On the other hand, there were those that argued that leadership should stay within the Prophet's own family, among those specifically appointed by him, or among Imams appointed by God Himself. The Shia Muslims believed that following the Prophet Muhammad's death, leadership should have passed directly to his cousin/son-in-law, Ali.
Like the aftermath of the Protestant Reformation, religious wars were fought. In the First Civil War (656-661), the third Calif, Uthman, was murdered. The group responsible for the murder, headed by Ali, came to be known as shiat Ali, Arabic for “party of Ali,” thus the term “Shiite.”
However, Sunni influence was regained in 661 with the murder of Ali. A Second Civil War (680-692) broke out upon the death of the calif Muawiyah.
Lest I get too involved in the history of Islam, suffice it to say that both the Sunnis and Shiites of today consider themselves true Muslims, agreeing on the core fundamentals of Islam - the Five Pillars - and recognize each others as Muslims, but each from their own vantage point of history. The line of Mohammed through Ali became extinct in 873 when the last Shia Imam, Muhammad al-Mahdi, who had no brothers disappeared within days of inheriting the title at the age of four. The Shias refused, however, to accept that he had died, preferring to believe that he was merely "hidden" and would return. When after several centuries this failed to happen, spiritual power passed to the ulema, a council of twelve scholars who elected a supreme Imam. The best known modern example of the Shia supreme Imam is the late Ayyatollah Khomeni whose portrait hangs in many Shia homes. Remember the hostage crisis in Iran when Carter was president? The Shia Imam has come to be imbued with Pope-like infallibility and the Shia religious hierarchy is not dissimilar in structure and religious power to that of the Catholic Church within Christianity. Sunni Islam, in contrast, more closely resembles the myriad independent churches of American Protestantism.

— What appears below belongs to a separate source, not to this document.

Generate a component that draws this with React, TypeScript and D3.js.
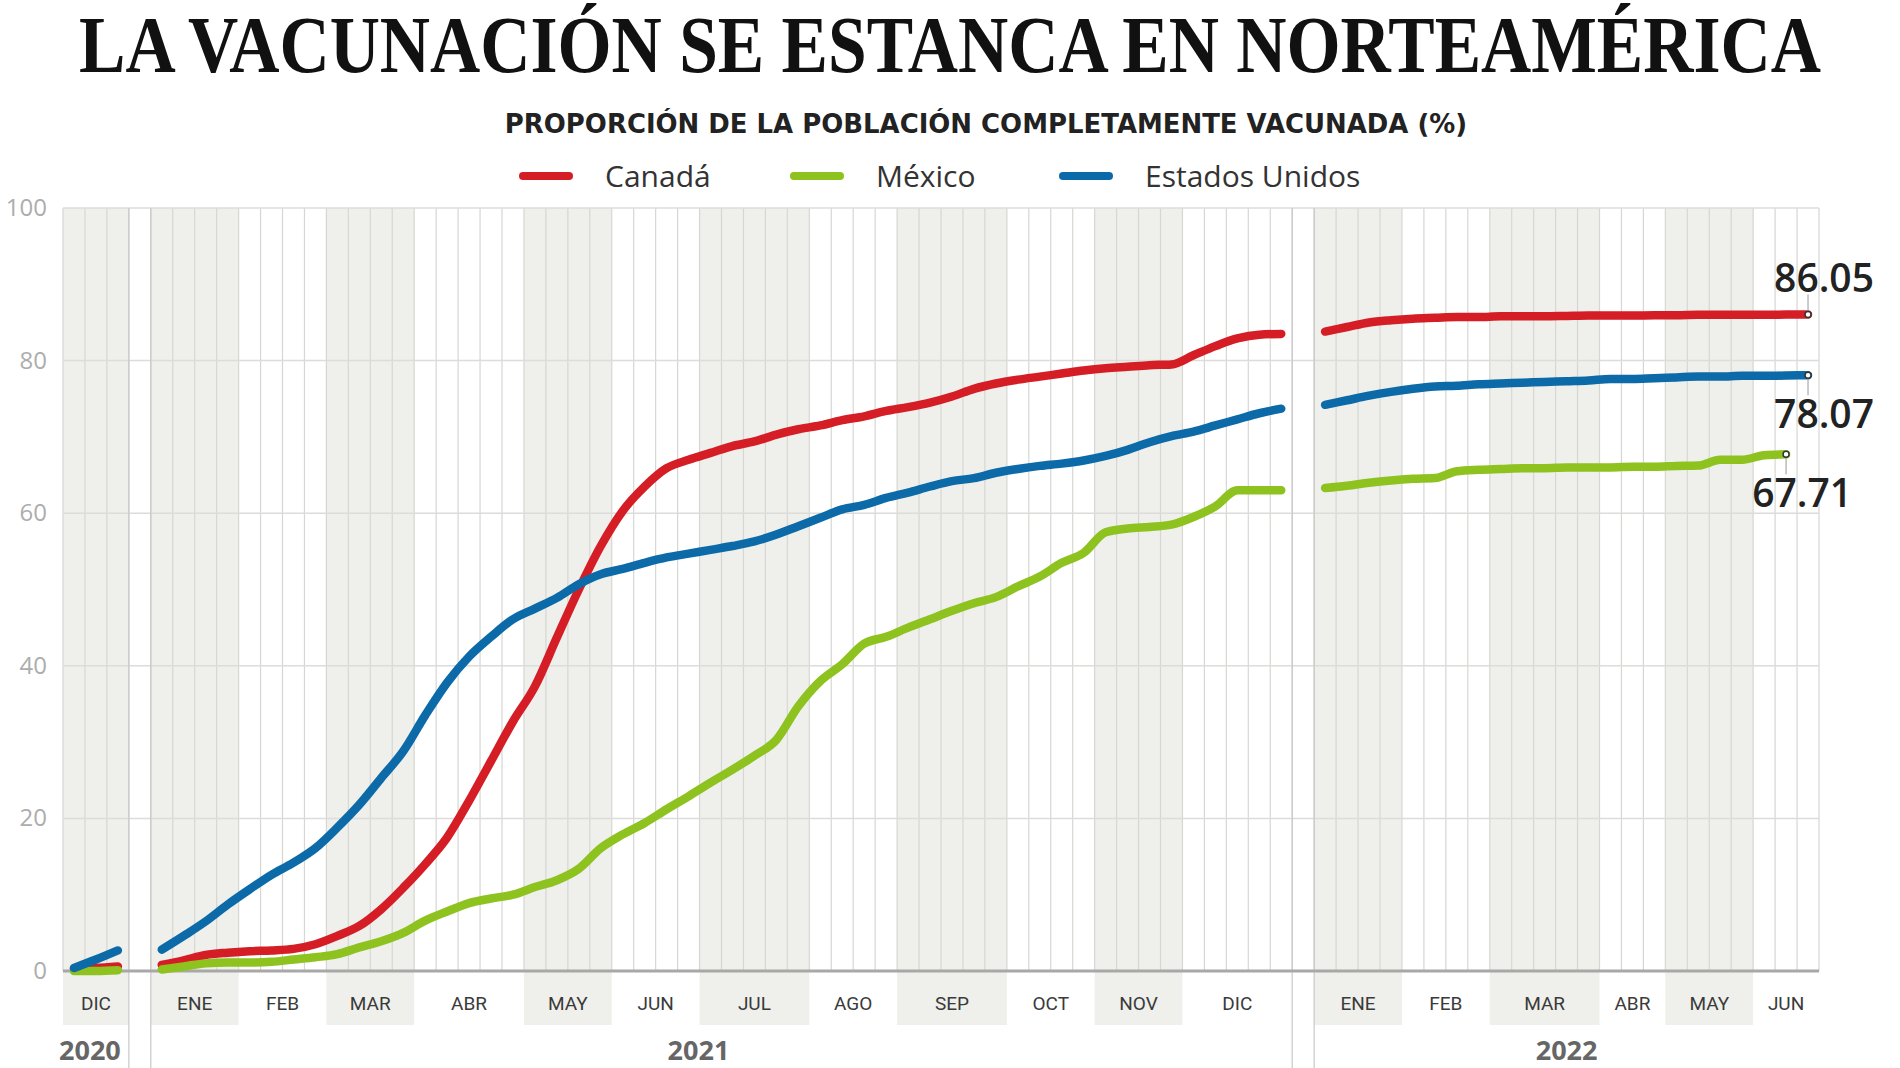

I was curious to find out where the Taliban in Afghanistan fit in. The Taliban is another group on the extreme “right” of Islam. They have attacked Shiites as being too moderate. On the more liberal side of Islam are the Sunnis, to which belongs Osama bin Laden. In Egypt, for example, Sunni women commonly wear a white scarf and colored dress. Contrast this with the Shia women’s black, face-covering garb, or the Taliban’s full Afghan chadri which covers the wearer's entire face except for a small region about the eyes, which is covered by a concealing net or grille. This type of covering is also common in North Western Pakistan close to the Afghan border. It is frequently referred to as “burqa.”
What Muslim women wear has caused controversy in Europe. In 2004, France was the first country to abolish the wearing of the burqa. Islamic dress that covers the face of women has also caused controversy in the United Kingdom. If a Muslim woman is accused by her father or brother of immodesty or an attempt by the woman to be freed of an arranged marriage, there have been cases of father killing daughter in what is called an “honor killing.”
The United Nations estimates that as many as 5,000 women are murdered in such honor killings each year for offenses like immodesty or refusing an arranged marriage. Increasingly, however, killings of Muslim women are occurring on U.S. soil. On July 6th last year, in Jonesboro, Georgia, according to police, a Pakistani named Chaudhry Rashid strangled his 25-year-old daughter with a Bungee cord in her bedroom because she wanted to end her arranged marriage.
Fortunately, there are increasing condemnations of such practices from both Sunni and Shia leaders. Many Muslims are uncomfortable about how Islam has been dragged into this, because Islam categorically does not allow people to kill their own daughters.